**Material**:
- - - - -

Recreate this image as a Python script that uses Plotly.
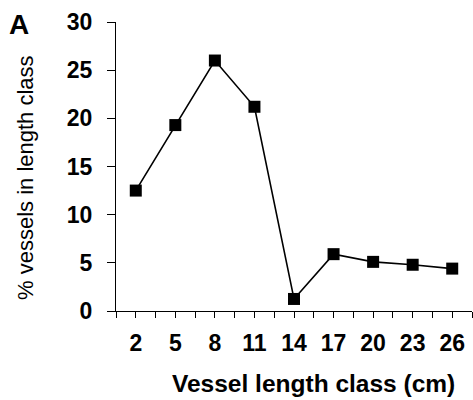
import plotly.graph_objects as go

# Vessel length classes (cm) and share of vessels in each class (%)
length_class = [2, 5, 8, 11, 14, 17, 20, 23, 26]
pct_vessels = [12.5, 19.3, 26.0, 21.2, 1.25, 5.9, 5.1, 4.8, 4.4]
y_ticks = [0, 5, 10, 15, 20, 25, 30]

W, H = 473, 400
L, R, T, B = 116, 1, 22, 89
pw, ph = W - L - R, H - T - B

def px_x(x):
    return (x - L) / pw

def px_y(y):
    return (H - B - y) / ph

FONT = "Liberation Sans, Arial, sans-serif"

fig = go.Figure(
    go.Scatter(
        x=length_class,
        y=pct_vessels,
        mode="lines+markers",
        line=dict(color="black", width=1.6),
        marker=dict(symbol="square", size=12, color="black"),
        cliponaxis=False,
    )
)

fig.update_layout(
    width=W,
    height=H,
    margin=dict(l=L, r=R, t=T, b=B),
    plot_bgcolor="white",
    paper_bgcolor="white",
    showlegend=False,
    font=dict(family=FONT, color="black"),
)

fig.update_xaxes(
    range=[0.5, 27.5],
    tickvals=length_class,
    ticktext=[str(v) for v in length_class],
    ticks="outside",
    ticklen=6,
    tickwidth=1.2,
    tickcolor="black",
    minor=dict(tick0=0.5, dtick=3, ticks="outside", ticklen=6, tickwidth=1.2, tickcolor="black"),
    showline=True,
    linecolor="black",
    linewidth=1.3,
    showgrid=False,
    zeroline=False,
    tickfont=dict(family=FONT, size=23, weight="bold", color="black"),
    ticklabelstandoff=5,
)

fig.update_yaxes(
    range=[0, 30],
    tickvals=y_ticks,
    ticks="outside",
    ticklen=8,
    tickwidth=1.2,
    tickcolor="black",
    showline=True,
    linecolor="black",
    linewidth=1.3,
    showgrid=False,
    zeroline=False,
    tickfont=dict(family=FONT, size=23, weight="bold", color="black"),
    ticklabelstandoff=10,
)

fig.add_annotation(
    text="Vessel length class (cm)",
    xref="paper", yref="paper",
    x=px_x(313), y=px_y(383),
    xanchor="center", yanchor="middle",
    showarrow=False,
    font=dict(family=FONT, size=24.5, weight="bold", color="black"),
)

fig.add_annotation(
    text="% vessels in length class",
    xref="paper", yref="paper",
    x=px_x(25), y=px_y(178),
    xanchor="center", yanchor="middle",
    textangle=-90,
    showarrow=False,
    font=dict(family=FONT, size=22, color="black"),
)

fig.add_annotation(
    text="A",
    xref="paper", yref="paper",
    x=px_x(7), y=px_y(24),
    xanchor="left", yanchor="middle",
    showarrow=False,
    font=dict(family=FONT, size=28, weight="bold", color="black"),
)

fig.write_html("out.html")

- - - - -

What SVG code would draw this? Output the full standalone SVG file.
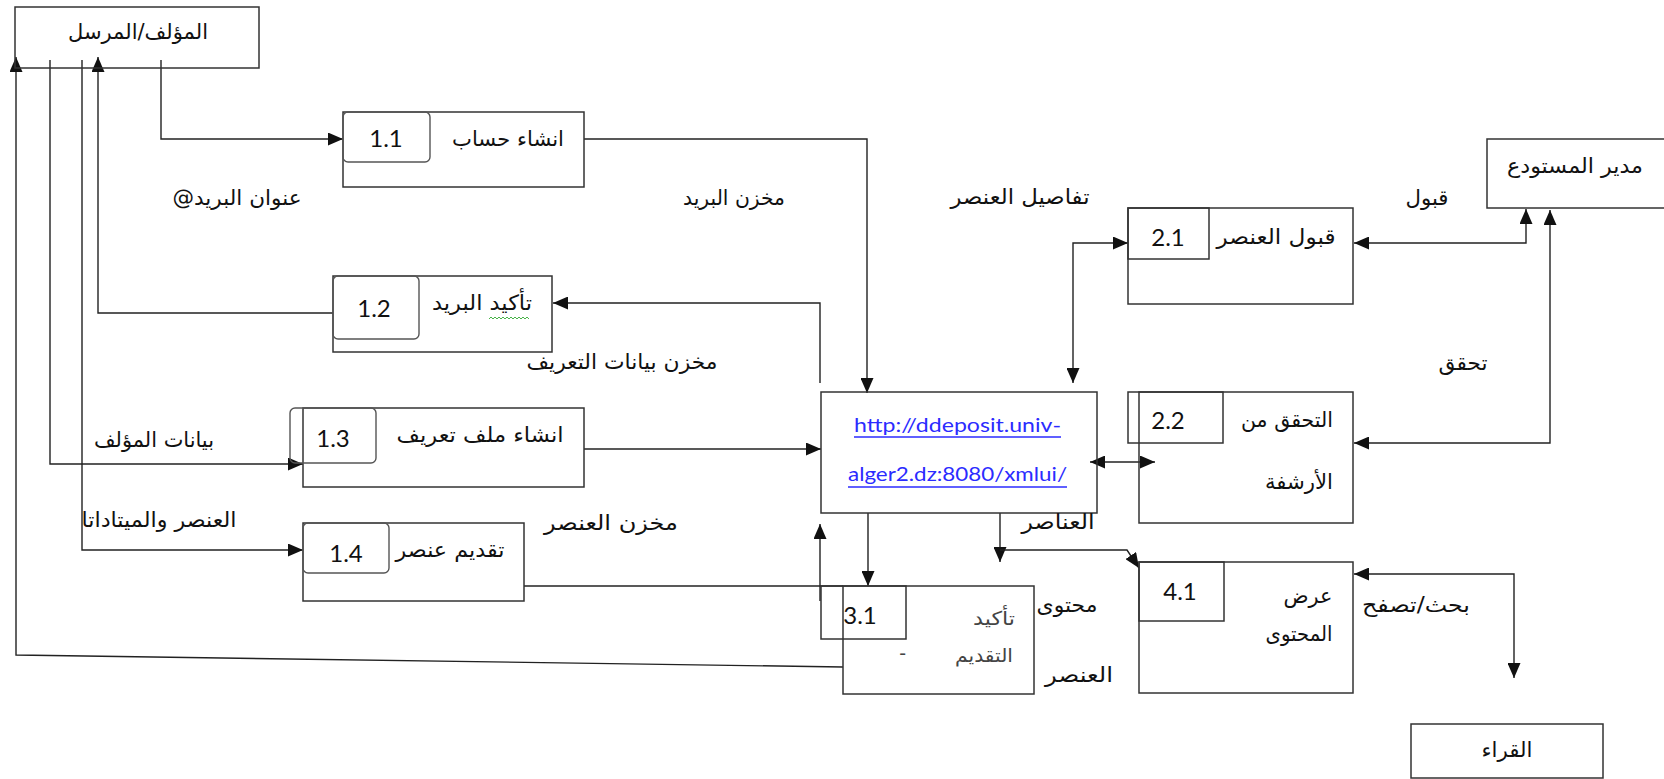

- - - - -

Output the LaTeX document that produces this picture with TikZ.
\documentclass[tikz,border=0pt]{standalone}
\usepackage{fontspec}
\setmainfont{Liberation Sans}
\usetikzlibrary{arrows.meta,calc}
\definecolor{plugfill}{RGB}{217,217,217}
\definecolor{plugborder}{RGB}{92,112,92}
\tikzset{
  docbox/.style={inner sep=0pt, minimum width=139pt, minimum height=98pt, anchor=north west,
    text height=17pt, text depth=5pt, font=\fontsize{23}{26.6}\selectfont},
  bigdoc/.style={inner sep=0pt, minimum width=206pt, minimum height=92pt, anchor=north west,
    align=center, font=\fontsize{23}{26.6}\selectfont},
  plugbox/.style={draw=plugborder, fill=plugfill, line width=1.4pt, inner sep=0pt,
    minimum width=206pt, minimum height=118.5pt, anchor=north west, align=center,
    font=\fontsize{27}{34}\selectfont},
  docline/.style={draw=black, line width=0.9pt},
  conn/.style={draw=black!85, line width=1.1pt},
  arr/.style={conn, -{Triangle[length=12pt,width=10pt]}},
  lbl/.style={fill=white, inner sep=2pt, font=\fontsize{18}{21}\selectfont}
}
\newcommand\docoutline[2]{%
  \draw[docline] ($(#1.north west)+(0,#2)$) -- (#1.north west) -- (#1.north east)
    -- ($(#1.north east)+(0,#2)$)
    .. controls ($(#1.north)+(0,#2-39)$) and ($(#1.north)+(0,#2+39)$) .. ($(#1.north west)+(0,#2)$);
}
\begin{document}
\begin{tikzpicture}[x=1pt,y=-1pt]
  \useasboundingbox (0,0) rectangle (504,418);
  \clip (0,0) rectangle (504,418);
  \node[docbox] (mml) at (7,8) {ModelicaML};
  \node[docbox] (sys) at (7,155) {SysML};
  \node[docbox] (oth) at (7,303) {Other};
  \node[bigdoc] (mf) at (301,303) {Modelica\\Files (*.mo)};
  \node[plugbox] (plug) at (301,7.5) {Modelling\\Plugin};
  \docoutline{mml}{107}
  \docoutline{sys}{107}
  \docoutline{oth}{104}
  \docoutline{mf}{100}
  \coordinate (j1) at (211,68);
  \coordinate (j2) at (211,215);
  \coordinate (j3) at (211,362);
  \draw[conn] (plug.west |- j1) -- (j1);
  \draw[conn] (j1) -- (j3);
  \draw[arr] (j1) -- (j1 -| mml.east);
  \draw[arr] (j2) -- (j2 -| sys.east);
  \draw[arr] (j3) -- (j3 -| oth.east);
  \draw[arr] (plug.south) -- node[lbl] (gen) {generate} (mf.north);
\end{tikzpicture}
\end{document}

- - - - -

**Set task**:
Identify every line above that includes the word "Output", and show those lines.

**Correct response**:
What SVG code would draw this? Output the full standalone SVG file.
Output the LaTeX document that produces this picture with TikZ.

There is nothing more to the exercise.